The study, conducted by the Department of Agricultural and Resource Economics at CSU, showed that mechanized means, such as cog railways, generate a greater perceived benefit to the user than hiking the same mountain. Cog railway riders, automobile users and those who ascend by hiking report benefits valued at $98, $54 and $31 respectively per day trip. These benefits, which represent the perceived total "value of the experience," are in addition to what recreationists already have spent on the trip. The researchers used a travel-cost model to estimate the recreational demand for traditional and novel means of ascending Pikes Peak in Colorado Springs.

CSU researchers John Loomis and Catherine Keske collected data from people visiting Pikes Peak. After surveying about 200 people, results showed cog railways provided a rare opportunity to gaze from the top of a mountain peak for those not able or willing to engage in a long hike.

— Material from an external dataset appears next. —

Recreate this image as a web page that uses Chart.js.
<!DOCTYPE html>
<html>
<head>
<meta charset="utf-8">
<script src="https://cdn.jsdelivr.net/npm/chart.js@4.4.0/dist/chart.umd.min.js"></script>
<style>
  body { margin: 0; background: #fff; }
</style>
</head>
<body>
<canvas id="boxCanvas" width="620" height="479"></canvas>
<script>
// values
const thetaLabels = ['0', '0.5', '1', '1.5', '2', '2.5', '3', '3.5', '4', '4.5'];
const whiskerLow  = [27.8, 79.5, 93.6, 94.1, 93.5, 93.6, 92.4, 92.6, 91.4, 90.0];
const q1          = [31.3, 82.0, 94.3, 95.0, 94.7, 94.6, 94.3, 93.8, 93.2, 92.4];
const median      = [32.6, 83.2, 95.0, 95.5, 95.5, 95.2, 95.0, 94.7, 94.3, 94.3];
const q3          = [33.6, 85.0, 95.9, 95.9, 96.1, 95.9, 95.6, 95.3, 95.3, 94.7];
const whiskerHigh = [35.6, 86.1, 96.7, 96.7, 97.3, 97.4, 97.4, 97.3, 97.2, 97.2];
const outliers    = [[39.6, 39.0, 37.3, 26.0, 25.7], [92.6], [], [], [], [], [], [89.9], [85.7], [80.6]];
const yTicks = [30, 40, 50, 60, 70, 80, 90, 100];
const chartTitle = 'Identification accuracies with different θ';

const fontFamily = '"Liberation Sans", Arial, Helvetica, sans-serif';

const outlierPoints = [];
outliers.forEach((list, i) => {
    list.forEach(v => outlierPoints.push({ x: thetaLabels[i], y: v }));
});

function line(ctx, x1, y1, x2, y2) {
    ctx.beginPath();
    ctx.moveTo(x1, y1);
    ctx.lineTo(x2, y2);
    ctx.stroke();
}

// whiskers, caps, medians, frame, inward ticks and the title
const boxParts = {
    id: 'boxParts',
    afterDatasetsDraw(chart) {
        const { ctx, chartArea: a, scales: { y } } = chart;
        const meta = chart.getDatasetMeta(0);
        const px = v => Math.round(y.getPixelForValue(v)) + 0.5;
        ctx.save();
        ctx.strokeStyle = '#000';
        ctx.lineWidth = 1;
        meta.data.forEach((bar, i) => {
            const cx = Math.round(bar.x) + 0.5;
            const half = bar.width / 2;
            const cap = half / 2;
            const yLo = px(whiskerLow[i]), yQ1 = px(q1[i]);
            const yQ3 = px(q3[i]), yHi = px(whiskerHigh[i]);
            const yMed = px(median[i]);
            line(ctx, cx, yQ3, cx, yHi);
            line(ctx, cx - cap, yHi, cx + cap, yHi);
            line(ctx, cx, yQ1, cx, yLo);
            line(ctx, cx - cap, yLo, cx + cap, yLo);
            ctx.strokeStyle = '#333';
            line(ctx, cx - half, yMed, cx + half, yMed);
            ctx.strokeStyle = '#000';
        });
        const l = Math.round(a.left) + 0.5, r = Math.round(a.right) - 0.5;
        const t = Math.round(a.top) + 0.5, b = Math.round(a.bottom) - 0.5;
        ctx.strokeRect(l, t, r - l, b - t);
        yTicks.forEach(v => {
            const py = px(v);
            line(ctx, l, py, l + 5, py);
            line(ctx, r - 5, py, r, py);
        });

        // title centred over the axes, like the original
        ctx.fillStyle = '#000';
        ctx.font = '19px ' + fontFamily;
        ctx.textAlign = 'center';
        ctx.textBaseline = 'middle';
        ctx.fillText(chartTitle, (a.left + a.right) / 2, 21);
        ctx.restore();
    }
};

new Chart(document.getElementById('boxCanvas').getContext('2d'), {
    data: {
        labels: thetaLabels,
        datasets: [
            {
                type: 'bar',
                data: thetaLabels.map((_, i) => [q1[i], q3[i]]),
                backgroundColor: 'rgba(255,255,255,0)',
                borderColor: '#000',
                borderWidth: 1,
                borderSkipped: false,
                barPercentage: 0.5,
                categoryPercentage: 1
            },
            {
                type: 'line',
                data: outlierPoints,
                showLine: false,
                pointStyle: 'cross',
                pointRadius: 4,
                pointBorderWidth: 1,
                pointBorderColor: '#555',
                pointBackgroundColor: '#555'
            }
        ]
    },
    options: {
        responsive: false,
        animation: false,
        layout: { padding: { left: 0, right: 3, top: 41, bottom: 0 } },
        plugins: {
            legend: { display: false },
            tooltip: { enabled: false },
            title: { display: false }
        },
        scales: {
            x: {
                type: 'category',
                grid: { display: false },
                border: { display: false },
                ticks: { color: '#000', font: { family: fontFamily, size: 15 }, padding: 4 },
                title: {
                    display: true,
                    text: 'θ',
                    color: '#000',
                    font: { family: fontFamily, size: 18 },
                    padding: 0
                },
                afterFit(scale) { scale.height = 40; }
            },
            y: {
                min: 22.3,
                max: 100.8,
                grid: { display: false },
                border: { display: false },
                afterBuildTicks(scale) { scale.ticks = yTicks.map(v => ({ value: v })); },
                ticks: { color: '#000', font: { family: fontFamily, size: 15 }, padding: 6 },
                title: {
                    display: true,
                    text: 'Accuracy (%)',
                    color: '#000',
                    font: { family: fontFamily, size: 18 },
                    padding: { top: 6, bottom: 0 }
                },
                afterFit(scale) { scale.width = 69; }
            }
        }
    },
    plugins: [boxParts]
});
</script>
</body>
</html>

While the study touted the economic advantages mechanized mountain ascents can have for parks, it also noted potential implications like visitor crowding. The study explained an influx of visitors could cause traditional recreationists to hike on less crowded mountains. Additionally, the study said that there could be a negative reaction from traditional recreationists toward proposals to add trams or roads that provide access to the tops of high mountain peaks.

"There are two interesting aspects to this study," Keske said. "One is that cog railways and automobile ascents open the door for many recreationists to enjoy the beauty and exhilaration of high mountain peaks. On the other hand, these unique modes of transportation clearly affect the value of the hiking experience. These are two trade-offs that should be considered by policymakers."

Currently, of Colorado's 54 mountains that exceed 14,000 feet above sea level, only Pikes Peak and Mount Evans can be accessed by a motor vehicle. Pikes Peak is the only mountain that can be visited by cog rail.